The New Engineer
Citation: This is article was published as Sharon Beder, 'Emissions Trading', Engineers Australia, August 1999, p. 58.
This is a final version submitted for publication.
Tradeable pollution rights are being increasingly used as an environmental policy tool for pollution control. They are now being proposed as a method for meeting Australia's Kyoto Protocol targets for greenhouse gas emissions. However pollution rights trading, or emissions trading, is aimed at minimising costs rather than maximising environmental gains and past experience has shown that the environmental gains from emissions trading are far from guaranteed.
The evidence of how well tradeable pollution rights have worked in the past is mixed. Whilst proponents claim that a given environmental standard has been met for much less cost, opponents argue that the environment has benefitted little from such schemes. For example in Los Angeles there are two schemes to improve air quality. One is the Regional Clean Air Incentives Market, RECLAIM, which enables the trading of smog causing nitrogen oxides and sulphur oxides. An internal audit by the South Coast Air Quality Management District found no significant emissions reductions between 1993 and 1997 when the audit was done. James Jenal from Citizens for a Better Environment claims this happened because companies were able to inflate the baseline of allowable emissions, enabling an additonal 40,000 tons of air pollution which would not have been allowed under the previous regulatory regime.
The second scheme introduced in Los Angeles, was a trading scheme enabling companies to offset their emissions by scrapping cars, that is, removing older more polluting cars from the roads. Some twenty thousand cars were scrapped in this way, but critics argue that these cars were often barely running and would not have continued to be used much longer anyway.
The introduction of emissions trading as a mechanism for achieving the Kyoto Protocol has the potential to enable similar "phony" reductions. The most obvious is the trading of emissions credits with Russia and other eastern European countries that are in economic decline. Russia's economic decline has meant that its carbon dioxide emissions have decreased by some 30% below 1990 levels. Now countries such as the US and Japan are looking to buy the right to those emissions which Russia is unable to use so that they don't have to reduce their own emissions. This will not benefit the environment or help to reduce the global emissions of greenhouse gases in the long-term. They are referred to as "hot air" or or "phantom" emissions reductions.

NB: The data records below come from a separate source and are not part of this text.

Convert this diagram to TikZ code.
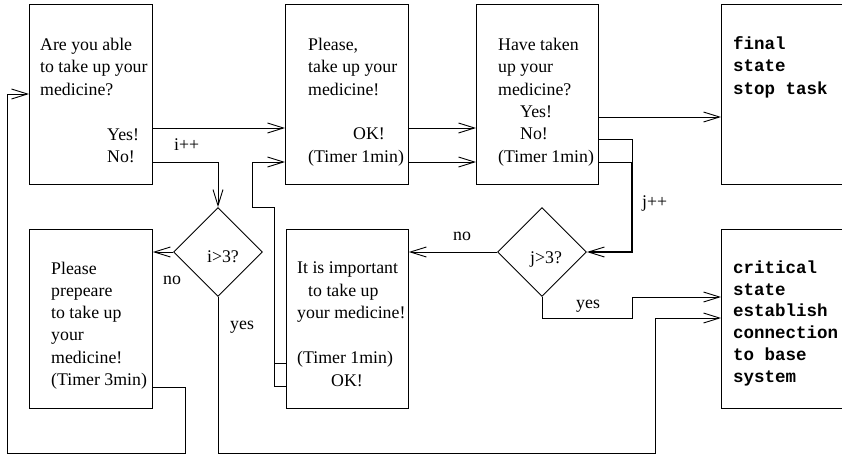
\documentclass[tikz,border=0pt]{standalone}
\usepackage{fontspec}
\setmainfont{Liberation Serif}
\setmonofont{Liberation Mono}
\usetikzlibrary{arrows.meta,shapes.geometric}
\begin{document}
\begin{tikzpicture}[x=1pt,y=-1pt,
  box/.style={draw, line width=0.9pt, inner sep=0pt, anchor=north west, minimum width=123pt, minimum height=180pt},
  dia/.style={draw, diamond, line width=0.9pt, inner sep=0pt, minimum width=89pt, minimum height=89pt},
  ln/.style={line width=0.9pt},
  thk/.style={line width=1.8pt},
  arr/.style={-{Straight Barb[length=16pt,width=10pt,line width=0.9pt]}},
  tx/.style={anchor=base west, inner sep=0pt, font=\fontsize{17.8}{22}\selectfont},
  tt/.style={anchor=base west, inner sep=0pt, font=\fontsize{17.5}{21}\selectfont\ttfamily\bfseries},
]
\useasboundingbox (0,0) rectangle (842,455);
\clip (0,0) rectangle (842,455);

% boxes
\node[box] (b1) at (29,4) {};
\node[box] (b2) at (285,4) {};
\node[box, minimum width=122pt] (b3) at (476,4) {};
\node[box, minimum width=160pt] (b4) at (721,4) {};
\node[box, minimum height=179pt] (b5) at (29,229) {};
\node[box, minimum width=122pt, minimum height=179pt] (b6) at (286,229) {};
\node[box, minimum width=160pt, minimum height=179pt] (b7) at (721,229) {};
\node[dia] (di) at (218,252) {};
\node[dia] (dj) at (542,252) {};

% texts in box 1
\node[tx] (t1a) at (40,50) {Are you able};
\node[tx] (t1b) at (40,72.5) {to take up your};
\node[tx] (t1c) at (40,95) {medicine?};
\node[tx] (t1d) at (107,140) {Yes!};
\node[tx] (t1e) at (107,162) {No!};
% box 2
\node[tx] (t2a) at (308,50) {Please,};
\node[tx] (t2b) at (308,72.5) {take up your};
\node[tx] (t2c) at (308,95) {medicine!};
\node[tx] (t2d) at (353,139) {OK!};
\node[tx] (t2e) at (308,162) {(Timer 1min)};
% box 3
\node[tx] (t3a) at (498,50) {Have taken};
\node[tx] (t3b) at (498,72.5) {up your};
\node[tx] (t3c) at (498,95) {medicine?};
\node[tx] (t3d) at (520,117) {Yes!};
\node[tx] (t3e) at (520,139) {No!};
\node[tx] (t3f) at (498,162) {(Timer 1min)};
% box 4
\node[tt] (t4a) at (733,49) {final};
\node[tt] (t4b) at (733,71.5) {state};
\node[tt] (t4c) at (733,94) {stop task};
% box 5
\node[tx] (t5a) at (51,274) {Please};
\node[tx] (t5b) at (51,296) {prepeare};
\node[tx] (t5c) at (51,318) {to take up};
\node[tx] (t5d) at (51,340.5) {your};
\node[tx] (t5e) at (51,363) {medicine!};
\node[tx] (t5f) at (51,385.5) {(Timer 3min)};
% box 6
\node[tx] (t6a) at (297,273) {It is important};
\node[tx] (t6b) at (308,296) {to take up};
\node[tx] (t6c) at (297,318) {your medicine!};
\node[tx] (t6d) at (297,363) {(Timer 1min)};
\node[tx] (t6e) at (331,386) {OK!};
% box 7
\node[tt] (t7a) at (733,273) {critical};
\node[tt] (t7b) at (733,295) {state};
\node[tt] (t7c) at (733,316.5) {establish};
\node[tt] (t7d) at (733,338) {connection};
\node[tt] (t7e) at (733,360) {to base};
\node[tt] (t7f) at (733,382) {system};
% diamond texts
\node[tx, anchor=base] (ti) at (223,262) {i>3?};
\node[tx, anchor=base] (tj) at (546,263) {j>3?};
% connector labels
\node[tx] (li) at (174,150) {i++};
\node[tx] (lj) at (642,207) {j++};
\node[tx] (lno1) at (163,284) {no};
\node[tx] (lyes1) at (230,329) {yes};
\node[tx] (lno2) at (453,240) {no};
\node[tx] (lyes2) at (576,308) {yes};

% connectors
\draw[ln,arr] (b1.east |- 0,128) -- (b2.west |- 0,128);
\draw[ln,arr] (b1.east |- 0,162) -| (di.north);
\draw[ln,arr] (b6.west |- 0,386) -- (274,386) -- (274,207) -- (252,207) -- (252,162) -- (b2.west |- 0,162);
\draw[ln] (b6.west |- 0,363) -- (274,363);
\draw[ln,arr] (b2.east |- 0,128) -- (b3.west |- 0,128);
\draw[ln,arr] (b2.east |- 0,162) -- (b3.west |- 0,162);
\draw[ln,arr] (b3.east |- 0,117) -- (b4.west |- 0,117);
\draw[ln] (b3.east |- 0,139) -- (632,139) -- (632,162);
\draw[ln] (b3.east |- 0,162) -- (632,162);
\draw[thk,arr] (632,161.5) |- (dj.east);
\draw[ln,arr] (dj.west) -- (b6.east |- dj.west);
\draw[ln,arr] (dj.south) -- (542,318) -- (632,318) -- (632,297) -- (b7.west |- 0,297);
\draw[ln,arr] (di.west) -- (b5.east |- di.west);
\draw[ln,arr] (di.south) -- (218,453) -- (655,453) -- (655,318) -- (b7.west |- 0,318);
\draw[ln,arr] (b5.east |- 0,387) -- (185,387) -- (185,453) -- (7,453) -- (7,94) -- (b1.west |- 0,94);
\end{tikzpicture}
\end{document}
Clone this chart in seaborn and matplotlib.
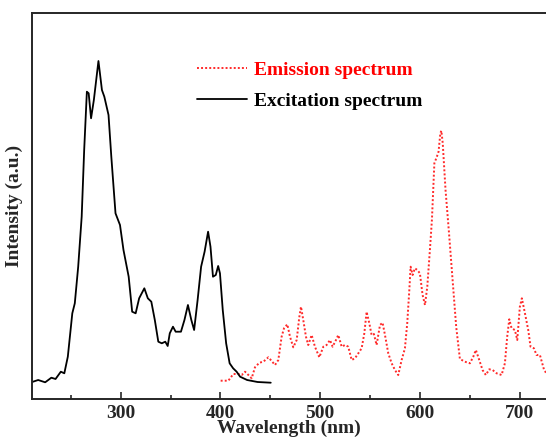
import numpy as np
import pandas as pd
import matplotlib
matplotlib.use("Agg")
import matplotlib.pyplot as plt
import seaborn as sns

sns.set_style("ticks")
plt.rcParams['font.family'] = ['Liberation Serif', 'DejaVu Serif']
plt.rcParams['font.weight'] = 'bold'

# Excitation spectrum (black, solid)
exc_wl = [210.3, 217.3, 224.3, 230.5, 234.7, 240.0, 243.5, 247.0, 251.5, 254.0,
          257.4, 260.9, 263.4, 266.1, 267.9, 270.3, 273.1, 277.7, 281.2, 283.6,
          287.8, 290.6, 294.8, 299.3, 302.8, 308.0, 311.5, 315.0, 318.5, 323.7,
          327.2, 330.7, 334.2, 337.7, 341.2, 344.7, 347.1, 349.2, 352.4, 355.1,
          360.4, 363.9, 367.4, 370.8, 373.6, 377.1, 380.6, 384.1, 387.6, 390.0,
          392.5, 395.3, 397.7, 399.5, 402.3, 405.7, 409.2, 412.7, 416.2, 419.7,
          426.7, 437.2, 450.4]
exc_int = [16.7, 19.0, 16.7, 21.3, 20.0, 27.3, 25.7, 42.3, 85.7, 95.7,
           132.3, 182.3, 249.0, 307.3, 305.7, 280.7, 299.0, 338.0, 309.0, 302.3,
           284.0, 242.3, 185.7, 174.0, 149.0, 122.3, 87.3, 85.7, 100.7, 110.7,
           100.7, 97.3, 79.0, 57.3, 55.7, 57.3, 53.0, 65.7, 72.3, 67.3,
           67.3, 79.0, 94.0, 79.0, 69.0, 99.0, 132.3, 147.3, 167.3, 152.3,
           122.3, 124.0, 133.0, 125.7, 89.0, 55.7, 35.7, 30.7, 27.3, 22.3,
           19.0, 17.0, 16.3]

# Emission spectrum (red, dotted)
emi_wl = [400.2, 407.9, 412.9, 417.9, 421.3, 424.6, 428.0, 431.3, 434.6, 439.0,
          443.0, 448.0, 451.3, 454.7, 458.0, 461.3, 463.7, 467.0, 469.7, 473.0,
          476.4, 479.0, 480.7, 483.0, 485.7, 488.0, 491.4, 494.7, 499.1, 503.1,
          506.4, 509.8, 512.4, 515.8, 518.1, 521.5, 524.8, 528.1, 531.5, 534.8,
          538.2, 541.5, 544.2, 546.5, 549.2, 551.5, 553.8, 556.5, 559.9, 562.5,
          564.9, 568.2, 571.6, 574.9, 578.2, 581.6, 584.9, 587.2, 589.3, 590.6,
          592.6, 594.9, 597.3, 599.9, 602.6, 605.0, 607.3, 610.0, 612.0, 614.4,
          616.9, 618.6, 620.4, 621.4, 622.8, 625.6, 629.1, 632.6, 636.3, 640.0,
          645.0, 650.0, 653.4, 656.0, 659.4, 662.7, 666.0, 669.4, 672.8, 676.8,
          681.8, 685.1, 687.4, 689.5, 691.8, 695.1, 697.5, 700.1, 702.1, 705.2,
          708.5, 710.8, 714.2, 716.8, 720.2, 724.2, 727.0]
emi_int = [18.3, 18.3, 25.0, 25.0, 24.0, 27.3, 24.0, 20.7, 31.7, 36.3,
           37.3, 41.7, 38.0, 34.0, 39.0, 62.3, 70.7, 74.7, 62.3, 51.7,
           59.0, 81.7, 92.3, 79.0, 62.3, 54.0, 64.0, 52.3, 41.7, 52.3,
           54.0, 59.0, 52.3, 59.0, 64.0, 52.3, 54.0, 52.3, 39.0, 40.7,
           45.7, 50.7, 65.7, 87.3, 75.7, 64.0, 65.0, 54.0, 74.0, 76.3,
           64.0, 45.7, 35.7, 29.0, 24.0, 39.0, 50.7, 75.7, 109.0, 132.3,
           124.0, 130.7, 129.0, 125.7, 104.0, 94.0, 112.3, 150.0, 180.0, 235.7,
           242.3, 247.3, 265.7, 268.3, 255.7, 209.0, 165.7, 120.0, 72.0, 40.0,
           37.3, 35.7, 42.3, 49.0, 39.0, 29.0, 24.0, 29.7, 29.0, 25.7,
           24.0, 35.7, 62.3, 79.7, 70.7, 69.0, 59.0, 92.3, 100.7, 85.7,
           69.0, 52.3, 50.7, 44.0, 44.0, 29.7, 25.0]

series_labels = ["Emission spectrum", "Excitation spectrum"]
xticks = [300, 400, 500, 600, 700]

df_exc = pd.DataFrame({"wl": exc_wl, "I": exc_int})
df_emi = pd.DataFrame({"wl": emi_wl, "I": emi_int})

fig = plt.figure(figsize=(5.46, 4.41), dpi=100)
ax = fig.add_axes([31.7 / 546, 42 / 441, 1 - 31.7 / 546, 386.3 / 441])

sns.lineplot(data=df_emi, x="wl", y="I", ax=ax, color="#ff2a2a",
             linestyle=(0, (1, 1.1)), linewidth=1.4, estimator=None, sort=False,
             label=series_labels[0])
sns.lineplot(data=df_exc, x="wl", y="I", ax=ax, color="black",
             linewidth=1.3, estimator=None, sort=False,
             label=series_labels[1])

ax.set_xlim(210.8, 726.3)
ax.set_ylim(0, 386.3)
ax.set_xticks(xticks)
ax.set_xticks(np.arange(250, 726, 100), minor=True)
ax.set_yticks([])
ax.tick_params(axis='x', which='major', direction='in', length=5, width=1.2,
               labelsize=14, pad=4)
ax.tick_params(axis='x', which='minor', direction='in', length=3, width=1.2)
for lbl in ax.get_xticklabels():
    lbl.set_fontweight('bold')
ax.spines['right'].set_visible(False)
for s in ['left', 'bottom', 'top']:
    ax.spines[s].set_linewidth(1.4)

ax.set_xlabel("Wavelength (nm)", fontsize=14, fontweight='bold', labelpad=-1)
ax.set_ylabel("Intensity (a.u.)", fontsize=14, fontweight='bold', labelpad=6)

leg = ax.legend(loc='upper left', bbox_to_anchor=((196.7 - 31.7) / 514.3, (399 - 61) / 386.3),
                frameon=False, fontsize=14, handlelength=2.6, handletextpad=0.35,
                labelspacing=0.72, borderpad=0, borderaxespad=0)
for txt, col in zip(leg.get_texts(), ["#ff0000", "black"]):
    txt.set_color(col)
    txt.set_fontweight('bold')

fig.savefig("out.png", dpi=100)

The problem of inflated base-lines is also an issue for emissions trading in greenhouse gases. Since it is proposed in Australia that any trading scheme be based on an initial free allowance based on past emissions, it is in the interests of polluting companies to put out as much greenhouse gases as possible in the next few years prior to such a trading scheme being introduced. As the Australian Greenhouse Office points out, newcomers will be disadvantaged "thereby impeding domestic competition and innovation" which might otherwise lead to reductions.
What is more, such a scheme rewards the worst polluters by giving them the highest entitlements to start with. This applies both to individual companies and to nations as well. Anil Agarwal and Sunita Narain, claimed in the publication "Down to Earth" that Australia was being rewarded for its poor record on deforestation. They argud that a significant proportion of the country's emissions have been from deforestation. "Emissions which are still present in the atmosphere and are causing global warming. But instead of being penalised for creating the problem in the first place, Australia has been able to use its high emissions to its advantage by winning the right to count any improvement from this position as its national credit."
Even if we discount the phantom reductions and baseline exaggerations that are likely to occur in any emissions trading scheme, the whole rationale of emissions trading is to find the cheapest possible way of meeting the Kyoto Protocol commitments. However it is generally acknowledged that the reductions agreed to at Kyoto are not sufficient to prevent global warming and that the Kyoto Protocol is merely a first step. More reductions are going to be necessary and enabling companies to plant trees or buy emissions credits instead of reducing their emissions is only delaying the inevitable at the risk of not even meeting current targets.